## What is expected
Find the lines below that contain the string "this". Copy each one.

══ Excerpted data ══

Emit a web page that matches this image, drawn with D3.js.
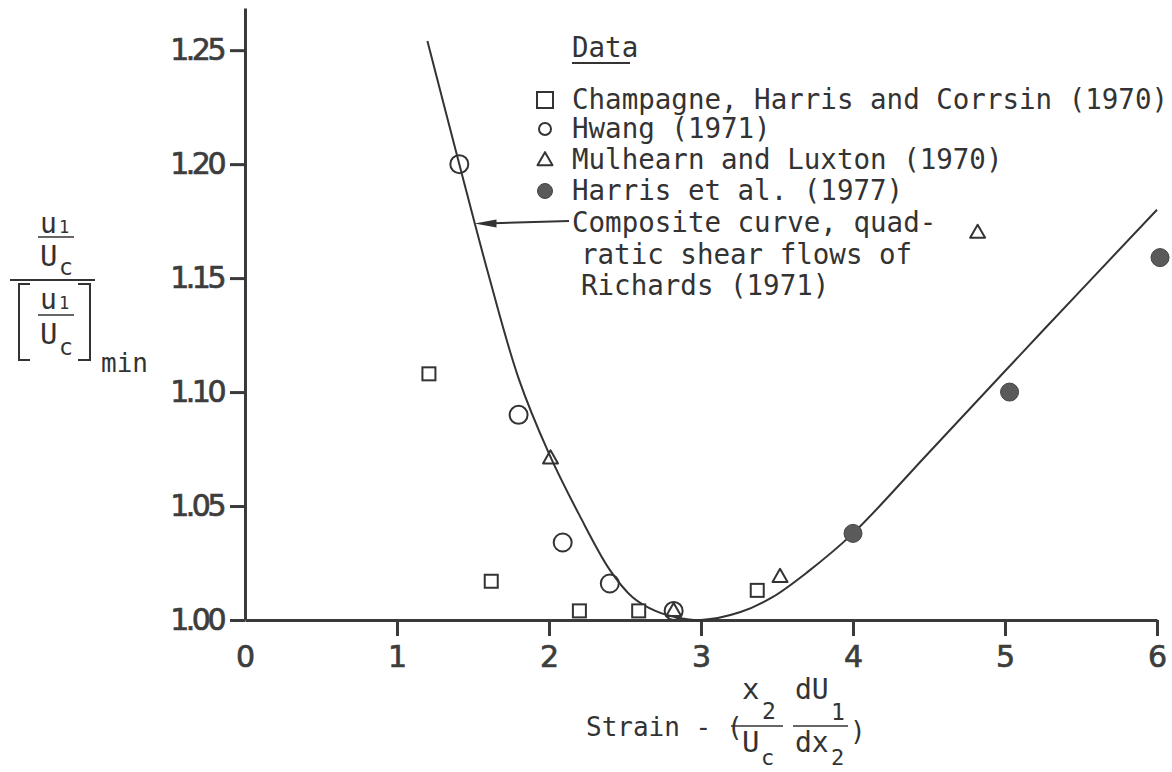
<!DOCTYPE html>
<html>
<head>
<meta charset="utf-8">
<script src="https://cdn.jsdelivr.net/npm/d3@7"></script>
<style>
  html, body { margin: 0; padding: 0; background: #fff; }
  svg { display: block; }
  .mono { font-family: "DejaVu Sans Mono", monospace; fill: #333; }
  .tick text { font-family: "DejaVu Sans", sans-serif; fill: #3d3d3d; stroke: #3d3d3d; stroke-width: 0.7px; }
</style>
</head>
<body>
<svg id="chart" width="1172" height="772"></svg>
<script>
// Measured turbulence ratio vs. strain, several experiments
const champagneX = [1.21, 1.62, 2.20, 2.59, 3.37];
const champagneY = [1.108, 1.017, 1.004, 1.004, 1.013];

const hwangX = [1.41, 1.80, 2.09, 2.40, 2.82];
const hwangY = [1.200, 1.090, 1.034, 1.016, 1.004];

const mulhearnX = [2.01, 2.82, 3.52, 4.82];
const mulhearnY = [1.071, 1.004, 1.019, 1.170];

const harrisX = [4.00, 5.03, 6.02];
const harrisY = [1.038, 1.100, 1.159];

// Composite curve (quadratic shear flows of Richards, 1971)
const curveX = [1.20, 1.41, 1.60, 1.80, 2.00, 2.20, 2.40, 2.55, 2.70, 2.85, 3.00, 3.26, 3.47, 3.70, 4.00, 4.50, 5.25, 6.00];
const curveY = [1.254, 1.200, 1.152, 1.106, 1.073, 1.046, 1.022, 1.010, 1.004, 1.001, 1.000, 1.0035, 1.010, 1.021, 1.038, 1.0735, 1.127, 1.180];

const xTicks = [0, 1, 2, 3, 4, 5, 6];
const yTicks = [1.00, 1.05, 1.10, 1.15, 1.20, 1.25];

const legendItems = [
  { shape: "square", label: "Champagne, Harris and Corrsin (1970)" },
  { shape: "circle", label: "Hwang (1971)" },
  { shape: "triangle", label: "Mulhearn and Luxton (1970)" },
  { shape: "dot", label: "Harris et al. (1977)" }
];
const curveLabel = ["Composite curve, quad-", "ratic shear flows of", "Richards (1971)"];
const arrowTarget = { x: 1.51, y: 1.174 };

const ink = "#333";
const svg = d3.select("#chart");

const x = d3.scaleLinear().domain([0, 6]).range([245, 1157]);
const y = d3.scaleLinear().domain([1.0, 1.2685]).range([620, 8]);

// Axes
const xAxis = svg.append("g")
  .attr("class", "x-axis")
  .attr("transform", `translate(0,${y(1.0)})`)
  .call(d3.axisBottom(x).tickValues(xTicks).tickFormat(d3.format("d"))
    .tickSize(16).tickSizeOuter(0).tickPadding(10));
xAxis.selectAll(".tick").filter(d => d === 0).select("line").remove();
xAxis.selectAll(".tick text").attr("font-size", 30);

const yAxis = svg.append("g")
  .attr("class", "y-axis")
  .attr("transform", `translate(${x(0)},0)`)
  .call(d3.axisLeft(y).tickValues(yTicks).tickFormat(d3.format(".2f"))
    .tickSize(15).tickSizeOuter(0).tickPadding(7));
yAxis.selectAll(".tick text").attr("font-size", 30).attr("letter-spacing", -3.5);

svg.selectAll(".x-axis path, .y-axis path, .x-axis line, .y-axis line")
  .attr("stroke", "#3a3a3a").attr("stroke-width", 3);

// Composite curve
const curvePts = curveX.map((v, i) => [v, curveY[i]]);
svg.append("path")
  .datum(curvePts)
  .attr("fill", "none")
  .attr("stroke", ink)
  .attr("stroke-width", 2)
  .attr("d", d3.line().x(d => x(d[0])).y(d => y(d[1])).curve(d3.curveCatmullRom.alpha(0.5)));

// Marker drawing
function drawMarker(g, shape, cx, cy, size) {
  if (shape === "square") {
    g.append("rect").attr("x", cx - size / 2).attr("y", cy - size / 2)
      .attr("width", size).attr("height", size)
      .attr("fill", "#fff").attr("stroke", ink).attr("stroke-width", 2);
  } else if (shape === "circle") {
    g.append("circle").attr("cx", cx).attr("cy", cy).attr("r", size / 2)
      .attr("fill", "none").attr("stroke", ink).attr("stroke-width", 2);
  } else if (shape === "triangle") {
    const h = size * 0.87;
    g.append("path")
      .attr("d", `M${cx},${cy - h * 0.6}L${cx + size / 2},${cy + h * 0.4}L${cx - size / 2},${cy + h * 0.4}Z`)
      .attr("fill", "none").attr("stroke", ink).attr("stroke-width", 2).attr("stroke-linejoin", "round");
  } else if (shape === "dot") {
    g.append("circle").attr("cx", cx).attr("cy", cy).attr("r", size / 2)
      .attr("fill", "#5a5a5a").attr("stroke", "#444").attr("stroke-width", 1);
  }
}

const pts = svg.append("g").attr("class", "points");
champagneX.forEach((v, i) => drawMarker(pts, "square", x(v), y(champagneY[i]), 13));
hwangX.forEach((v, i) => drawMarker(pts, "circle", x(v), y(hwangY[i]), 18));
mulhearnX.forEach((v, i) => drawMarker(pts, "triangle", x(v), y(mulhearnY[i]), 15));
harrisX.forEach((v, i) => drawMarker(pts, "dot", x(v), y(harrisY[i]), 18));

// Legend
const lg = svg.append("g").attr("class", "legend");
lg.append("text").attr("class", "mono").attr("x", 572).attr("y", 57)
  .attr("font-size", 27.5).text("Data");
lg.append("line").attr("x1", 572).attr("x2", 630).attr("y1", 63).attr("y2", 63)
  .attr("stroke", ink).attr("stroke-width", 2);

const rowBase = [109, 138, 169, 200];
const markerSize = { square: 16, circle: 12, triangle: 15, dot: 15 };
legendItems.forEach((d, i) => {
  drawMarker(lg, d.shape, 545, rowBase[i] - 9, markerSize[d.shape]);
  lg.append("text").attr("class", "mono").attr("x", 572).attr("y", rowBase[i])
    .attr("font-size", 27.5).text(d.label);
});
const curveRows = [232, 264, 295];
curveLabel.forEach((t, i) => {
  lg.append("text").attr("class", "mono").attr("x", i === 0 ? 572 : 581).attr("y", curveRows[i])
    .attr("font-size", 27.5).text(t);
});

// Arrow from the curve label to the curve
const tipX = x(arrowTarget.x), tipY = y(arrowTarget.y);
lg.append("line").attr("x1", 569).attr("y1", 221).attr("x2", tipX + 10).attr("y2", tipY)
  .attr("stroke", ink).attr("stroke-width", 2);
lg.append("path")
  .attr("d", `M${tipX},${tipY}L${tipX + 22},${tipY - 4}L${tipX + 22},${tipY + 4}Z`)
  .attr("fill", ink);

// Y-axis title: (u1/Uc) / [u1/Uc]min
const yt = svg.append("g").attr("class", "y-title");
function sub(g, base, subTxt, bx, by, bSize, sx, sy, sSize) {
  g.append("text").attr("class", "mono").attr("x", bx).attr("y", by).attr("font-size", bSize).text(base);
  g.append("text").attr("class", "mono").attr("x", sx).attr("y", sy).attr("font-size", sSize).text(subTxt);
}
sub(yt, "u", "1", 40, 233, 28, 59, 233, 17);
yt.append("line").attr("x1", 38).attr("x2", 74).attr("y1", 237).attr("y2", 237).attr("stroke", ink).attr("stroke-width", 1.5);
sub(yt, "U", "c", 40, 266, 29, 59, 275, 23);
yt.append("line").attr("x1", 10).attr("x2", 95).attr("y1", 280).attr("y2", 280).attr("stroke", ink).attr("stroke-width", 2);
yt.append("path").attr("d", "M30,284H19V360H30").attr("fill", "none").attr("stroke", ink).attr("stroke-width", 2);
yt.append("path").attr("d", "M78,284H90V360H78").attr("fill", "none").attr("stroke", ink).attr("stroke-width", 2);
sub(yt, "u", "1", 40, 309, 28, 59, 309, 17);
yt.append("line").attr("x1", 38).attr("x2", 74).attr("y1", 315).attr("y2", 315).attr("stroke", ink).attr("stroke-width", 1.5);
sub(yt, "U", "c", 40, 344, 29, 59, 355, 23);
yt.append("text").attr("class", "mono").attr("x", 101).attr("y", 372).attr("font-size", 26).text("min");

// X-axis title: Strain - (x2/Uc dU1/dx2)
const xt = svg.append("g").attr("class", "x-title");
xt.append("text").attr("class", "mono").attr("x", 586).attr("y", 736).attr("font-size", 26).text("Strain - (");
sub(xt, "x", "2", 742, 699, 29, 762, 719, 23);
xt.append("line").attr("x1", 731).attr("x2", 783).attr("y1", 726).attr("y2", 726).attr("stroke", ink).attr("stroke-width", 1.5);
sub(xt, "U", "c", 742, 752, 29, 761, 765, 22);
sub(xt, "dU", "1", 795, 699, 28, 831, 720, 23);
xt.append("line").attr("x1", 793).attr("x2", 848).attr("y1", 726).attr("y2", 726).attr("stroke", ink).attr("stroke-width", 1.5);
sub(xt, "dx", "2", 795, 752, 28, 831, 765, 22);
xt.append("text").attr("class", "mono").attr("x", 850).attr("y", 740).attr("font-size", 26).text(")");
</script>
</body>
</html>
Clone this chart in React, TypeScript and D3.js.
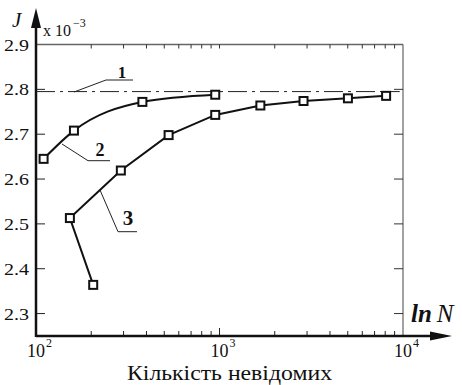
import React from 'react';
import * as d3 from 'd3';

// curve 2 (upper solid curve)
const curve2N = [110, 161, 380, 948];
const curve2J = [2.645, 2.708, 2.772, 2.788];

// curve 3 (lower solid curve, starts at the bottom point)
const curve3N = [205, 153, 290, 528, 948, 1670, 2870, 5010, 8090];
const curve3J = [2.364, 2.513, 2.619, 2.698, 2.743, 2.764, 2.774, 2.78, 2.7855];

// curve 1 (dash-dot reference level)
const curve1N = [100, 9600];
const curve1J = [2.795, 2.795];

const yTicks = [2.3, 2.4, 2.5, 2.6, 2.7, 2.8, 2.9];
const yTickLabels = ['2.3', '2.4', '2.5', '2.6', '2.7', '2.8', '2.9'];
const xDecades = [100, 1000, 10000];
const xDecadeExp = ['2', '3', '4'];

const W = 462;
const H = 385;
const FONT = 'Liberation Serif';

const App = () => {
  const x = d3.scaleLog().domain([100, 10000]).range([36, 403]);
  const y = d3.scaleLinear().domain([2.25, 2.9]).range([336, 44.5]);

  const minorTicks = x.ticks().filter((t) => t > 100 && t < 10000);

  const toPts = (ns: number[], js: number[]) => ns.map((n, i) => [x(n), y(js[i])] as [number, number]);
  const pts2 = toPts(curve2N, curve2J);
  const pts3 = toPts(curve3N, curve3J);
  const pts1 = toPts(curve1N, curve1J);

  const smooth = d3.line().curve(d3.curveMonotoneX);
  const straight = d3.line();

  const x0 = x.range()[0];
  const x1 = x.range()[1];
  const yb = y.range()[0];
  const yt = y(2.9);

  const marker = (p: [number, number], i: number) => (
    <rect key={i} x={p[0] - 4} y={p[1] - 4} width={8} height={8} fill="#fff" stroke="#111" strokeWidth={2} />
  );

  const tx = { fontFamily: FONT, fill: '#111' };

  return (
    <svg width={W} height={H} style={{ position: 'absolute', left: 0, top: 0, background: '#fff' }}>
      {/* frame: top and right */}
      <line x1={x0} x2={x1} y1={yt} y2={yt} stroke="#666" strokeWidth={1.5} />
      <line x1={x1} x2={x1} y1={yt} y2={yb} stroke="#444" strokeWidth={1} />

      {/* minor ticks on top and bottom */}
      {minorTicks.map((t) => (
        <g key={t}>
          <line x1={x(t)} x2={x(t)} y1={yt} y2={yt + 4} stroke="#333" strokeWidth={1} />
          <line x1={x(t)} x2={x(t)} y1={yb} y2={yb - (t === 1000 ? 8 : 5)} stroke="#222" strokeWidth={1} />
        </g>
      ))}

      {/* y ticks left and right */}
      {yTicks.map((t, i) => (
        <g key={t}>
          {t < 2.9 && <line x1={x0} x2={x0 + 9} y1={y(t)} y2={y(t)} stroke="#222" strokeWidth={1} />}
          {t < 2.9 && <line x1={x1} x2={x1 - 9} y1={y(t)} y2={y(t)} stroke="#333" strokeWidth={1} />}
          <text x={29} y={y(t) + 6} fontSize={17} textAnchor="end" style={tx} textLength={25} lengthAdjust="spacingAndGlyphs">
            {yTickLabels[i]}
          </text>
        </g>
      ))}

      {/* x decade labels */}
      {xDecades.map((d, i) => (
        <g key={d}>
          <text x={x(d)} y={357} fontSize={18} textAnchor="middle" style={tx}>10</text>
          <text x={x(d) + 10} y={347} fontSize={12} style={tx}>{xDecadeExp[i]}</text>
        </g>
      ))}

      {/* axes */}
      <line x1={x0} x2={436} y1={yb} y2={yb} stroke="#111" strokeWidth={2.5} />
      <path d={`M452,${yb} L430,${yb - 4.5} L430,${yb + 4.5} Z`} fill="#111" />
      <line x1={x0} x2={x0} y1={yb + 1} y2={24} stroke="#111" strokeWidth={2.5} />
      <path d={`M${x0},8 L${x0 - 5},28 L${x0 + 5},28 Z`} fill="#111" />

      {/* curve 1 */}
      <path d={straight(pts1) || ''} fill="none" stroke="#222" strokeWidth={1} strokeDasharray="19,5,3,5" />

      {/* curve 2 */}
      <path d={smooth(pts2) || ''} fill="none" stroke="#111" strokeWidth={2} />
      {pts2.map(marker)}

      {/* curve 3 */}
      <path d={straight(pts3) || ''} fill="none" stroke="#111" strokeWidth={2} />
      {pts3.map(marker)}

      {/* annotations */}
      <g stroke="#222" strokeWidth={1} fill="none">
        <polyline points="74,92 106,80 133,80" />
        <polyline points="62,144 88,160.7 110,160.7" />
        <polyline points="100,190 118,231.7 137,231.7" />
      </g>
      <text x={122} y={78} fontSize={17} fontWeight="bold" textAnchor="middle" style={tx}>1</text>
      <text x={100} y={156} fontSize={18} fontWeight="bold" textAnchor="middle" style={tx}>2</text>
      <text x={128} y={225} fontSize={21} fontWeight="bold" textAnchor="middle" style={tx}>3</text>

      {/* axis titles */}
      <text x={12} y={27} fontSize={21} fontStyle="italic" style={tx}>J</text>
      <text x={43} y={36} fontSize={16} style={tx}>x 10</text>
      <text x={73} y={27} fontSize={12} style={tx}>−3</text>
      <text x={411} y={322} fontSize={25} style={tx}>
        <tspan fontWeight="bold" fontStyle="italic">ln</tspan>
        <tspan fontStyle="italic" dx={5}>N</tspan>
      </text>
      <text x={127} y={380} fontSize={20} style={tx} textLength={205} lengthAdjust="spacingAndGlyphs">
        Кількість невідомих
      </text>
    </svg>
  );
};

export default App;
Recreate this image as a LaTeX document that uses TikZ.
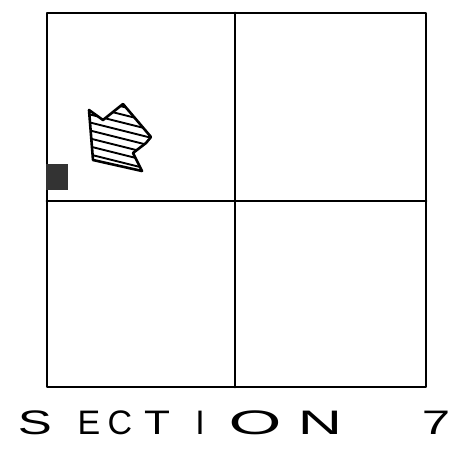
\documentclass[tikz,border=0pt]{standalone}
\usepackage{fontspec}
\setmainfont{Liberation Sans}
\begin{document}
\begin{tikzpicture}[x=1pt,y=-1pt,
  gridline/.style={line width=2.9pt,line cap=round,line join=round,black},
  letter/.style={font=\fontsize{34}{34}\selectfont,inner sep=0pt,anchor=base}]
\useasboundingbox (0,0) rectangle (466,451);
% grid
\coordinate (tl) at (47,13);
\coordinate (br) at (426,387);
\draw[gridline] (tl) rectangle (br);
\coordinate (mt) at (235,13);
\coordinate (mb) at (235,387);
\coordinate (ml) at (47,201);
\coordinate (mr) at (426,201);
\draw[gridline] (mt) -- (mb);
\draw[gridline] (ml) -- (mr);
% dark square
\fill[black!80] (46,164) rectangle (68,190);
% hatched arrow
\coordinate (p1) at (89,110);
\coordinate (p2) at (103,120);
\coordinate (p3) at (123,104);
\coordinate (p4) at (151,137);
\coordinate (p5) at (146,143);
\coordinate (p6) at (133,153);
\coordinate (p7) at (142,171);
\coordinate (p8) at (93,160);
\begin{scope}
\clip (p1)--(p2)--(p3)--(p4)--(p5)--(p6)--(p7)--(p8)--cycle;
\foreach \c in {96,104,...,176}{
  \draw[line width=1.9pt] (80,\c) -- (160,\c+20);
}
\end{scope}
\draw[line width=2.6pt,line join=round] (p1)--(p2)--(p3)--(p4)--(p5)--(p6)--(p7)--(p8)--cycle;
% label
\node[letter,xscale=1.5] (s) at (35,434) {S};
\node[letter] (e) at (89,434) {E};
\node[letter] (c) at (120,434) {C};
\node[letter,xscale=1.25] (t) at (157,434) {T};
\node[letter] (i) at (200,434) {I};
\node[letter,xscale=2.0] (o) at (255,434) {O};
\node[letter,xscale=1.8] (n) at (320,434) {N};
\node[letter,xscale=1.5] (seven) at (436,434) {7};
\end{tikzpicture}
\end{document}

═══

## Correct answer
Emit a web page that matches this image, drawn with D3.js.
Clone this chart in React, TypeScript and D3.js.
Recreate this image as a LaTeX document that uses TikZ.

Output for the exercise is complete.